For the union and intesection it does not matter the order in which you are passing your sets, the result would be the same. But it would matter for a **difference**. Difference is a way to find animals that you like and your friend does not like, and vice versa.

To find a difference we us an `-` operator. And please pay attention to set's order.

In [None]:
print(my_pets_list - friend_pets_list) # difference, pets that I like and my friend's does not like, green area on the diagram
print(friend_pets_list - my_pets_list) # difference, pets that my friend like and I don't like, orange area on the diagram

NameError: ignored

Sometimes it would be useful to find a **symmetric difference** — objects that belong only to one of the sets. Or in other words, *objects that do not belong to an intersection of sets*.

In [None]:
print(friend_pets_list ^ my_pets_list) # symmetric difference, green + orange areas on a chart

{'chameleon', 'dog', 'fish', 'chinchilla', 'python'}


Also we can perfrom several set operations in a row. But keep in mind that they are executed from left to right, and we have to control the order of operations via brackets.

E.g. symmetric difference in other words is a difference between a union of two sets and its intersection. Let's compute it in this way.

In [None]:
print(my_pets_list | friend_pets_list - my_pets_list & friend_pets_list)

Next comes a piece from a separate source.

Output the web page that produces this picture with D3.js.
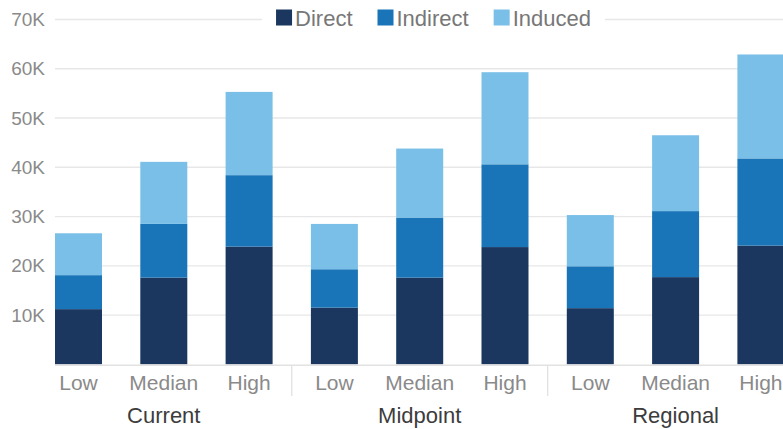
<!DOCTYPE html>
<html>
<head>
<meta charset="utf-8">
<script src="https://cdn.jsdelivr.net/npm/d3@7"></script>
<style>
  html, body { margin: 0; padding: 0; background: #fff; }
  svg { display: block; font-family: "Liberation Sans", Arial, Helvetica, sans-serif; }
</style>
</head>
<body>
<svg id="chart" width="783" height="429"></svg>
<script>
// Scenario groups and the three estimate levels within each
const groups = ["Current", "Midpoint", "Regional"];
const levels = ["Low", "Median", "High"];

// Impact components, one value per bar (Current L/M/H, Midpoint L/M/H, Regional L/M/H)
const direct   = [11200, 17600, 23900, 11500, 17600, 23800, 11400, 17700, 24100];
const indirect = [ 6900, 10900, 14500,  7800, 12200, 16800,  8500, 13400, 17700];
const induced  = [ 8500, 12600, 16900,  9200, 14000, 18700, 10400, 15400, 21100];

const seriesNames = ["Direct", "Indirect", "Induced"];
const seriesColors = ["#1b365f", "#1a75b8", "#7abfe7"];
const yTicks = [10000, 20000, 30000, 40000, 50000, 60000, 70000];

// Build rows for d3.stack
const rows = [];
groups.forEach((g, gi) => levels.forEach((l, li) => {
  const i = gi * levels.length + li;
  rows.push({ key: g + "|" + l, group: g, level: l,
              Direct: direct[i], Indirect: indirect[i], Induced: induced[i] });
}));

const svg = d3.select("#chart");
const plotLeft = 55, plotRight = 784.4, plotTop = 19.5, plotBottom = 364.3;

const x = d3.scaleBand()
  .domain(rows.map(d => d.key))
  .range([plotLeft, plotRight])
  .paddingInner(0.449)
  .paddingOuter(0);

const y = d3.scaleLinear().domain([0, 70000]).range([plotBottom, plotTop]);
const color = d3.scaleOrdinal().domain(seriesNames).range(seriesColors);

// Horizontal gridlines
svg.append("g").selectAll("line").data(yTicks).join("line")
  .attr("x1", plotLeft).attr("x2", 783)
  .attr("y1", d => y(d)).attr("y2", d => y(d))
  .attr("stroke", "#e7e7e7").attr("stroke-width", 1.3);

// Y axis labels
const yAxis = d3.axisLeft(y).tickValues(yTicks).tickSize(0).tickPadding(0)
  .tickFormat(d => (d / 1000) + "K");
svg.append("g").attr("transform", "translate(45,0)").call(yAxis)
  .call(g => g.select(".domain").remove())
  .selectAll("text")
  .attr("fill", "#8a8a8a").style("font-size", "19px")
  .style("font-family", "'Liberation Sans', Arial, sans-serif");

// Stacked bars
const stacked = d3.stack().keys(seriesNames)(rows);
svg.append("g").selectAll("g").data(stacked).join("g")
  .attr("fill", d => color(d.key))
  .selectAll("rect").data(d => d).join("rect")
  .attr("x", d => x(d.data.key))
  .attr("width", x.bandwidth())
  .attr("y", d => y(d[1]))
  .attr("height", d => y(d[0]) - y(d[1]));

// Baseline
svg.append("line")
  .attr("x1", plotLeft).attr("x2", 783)
  .attr("y1", plotBottom + 1).attr("y2", plotBottom + 1)
  .attr("stroke", "#e2e2e2").attr("stroke-width", 1.5);

// Level labels under each bar
svg.append("g").selectAll("text").data(rows).join("text")
  .attr("x", d => x(d.key) + x.bandwidth() / 2)
  .attr("y", 390)
  .attr("text-anchor", "middle")
  .attr("fill", "#8a8a8a")
  .style("font-size", "21px")
  .text(d => d.level);

// Group separators between scenario groups
const step = x.step();
const sepX = groups.slice(1).map(g => x(g + "|" + levels[0]) - (step - x.bandwidth()) / 2);
svg.append("g").selectAll("line").data(sepX).join("line")
  .attr("x1", d => d).attr("x2", d => d)
  .attr("y1", plotBottom + 1).attr("y2", 396)
  .attr("stroke", "#e2e2e2").attr("stroke-width", 1.3);

// Group labels centred under the middle bar
svg.append("g").selectAll("text").data(groups).join("text")
  .attr("x", g => x(g + "|" + levels[1]) + x.bandwidth() / 2)
  .attr("y", 423)
  .attr("text-anchor", "middle")
  .attr("fill", "#3c3c3c")
  .style("font-size", "22px")
  .text(g => g);

// Legend, centred at the top over the 70K gridline
const legend = svg.append("g");
const legendBg = legend.append("rect").attr("fill", "#fff");
const sw = 16, gapText = 3, gapItem = 25;
let cx = 0;
const offsets = [];
const items = legend.selectAll("g.item").data(seriesNames).join("g").attr("class", "item");
items.each(function (name) {
  const it = d3.select(this);
  it.append("rect").attr("x", 0).attr("y", 9.5).attr("width", sw).attr("height", sw)
    .attr("fill", color(name));
  const t = it.append("text").attr("x", sw + gapText).attr("y", 25.5)
    .attr("fill", "#777").style("font-size", "22px").text(name);
  const w = t.node().getComputedTextLength();
  offsets.push(cx);
  cx += sw + gapText + w + gapItem;
});
const totalW = cx - gapItem;
const legendX = 433.5 - totalW / 2;
items.attr("transform", (d, i) => `translate(${legendX + offsets[i]},0)`);
legendBg.attr("x", legendX - 14).attr("y", 6).attr("width", totalW + 28).attr("height", 26);
</script>
</body>
</html>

{'chameleon', 'dog', 'chinchilla', 'fish', 'grass snake', 'cat', 'python'}


The result does not look like the result of the operation above. It happened because Python (1) computed an union of two sets, (2) found a difference between that union and `my_pets_list`, (3) intersected the resulting set from (2) with `friend_pets_list` set. Doesn't look like the thing we wanted. Let's help Python by putting brackets around operations we want to be performed first:

In [None]:
print((my_pets_list | friend_pets_list) - (my_pets_list & friend_pets_list)) # union - intersection

{'chameleon', 'dog', 'fish', 'chinchilla', 'python'}


Now we've found the symmetric difference.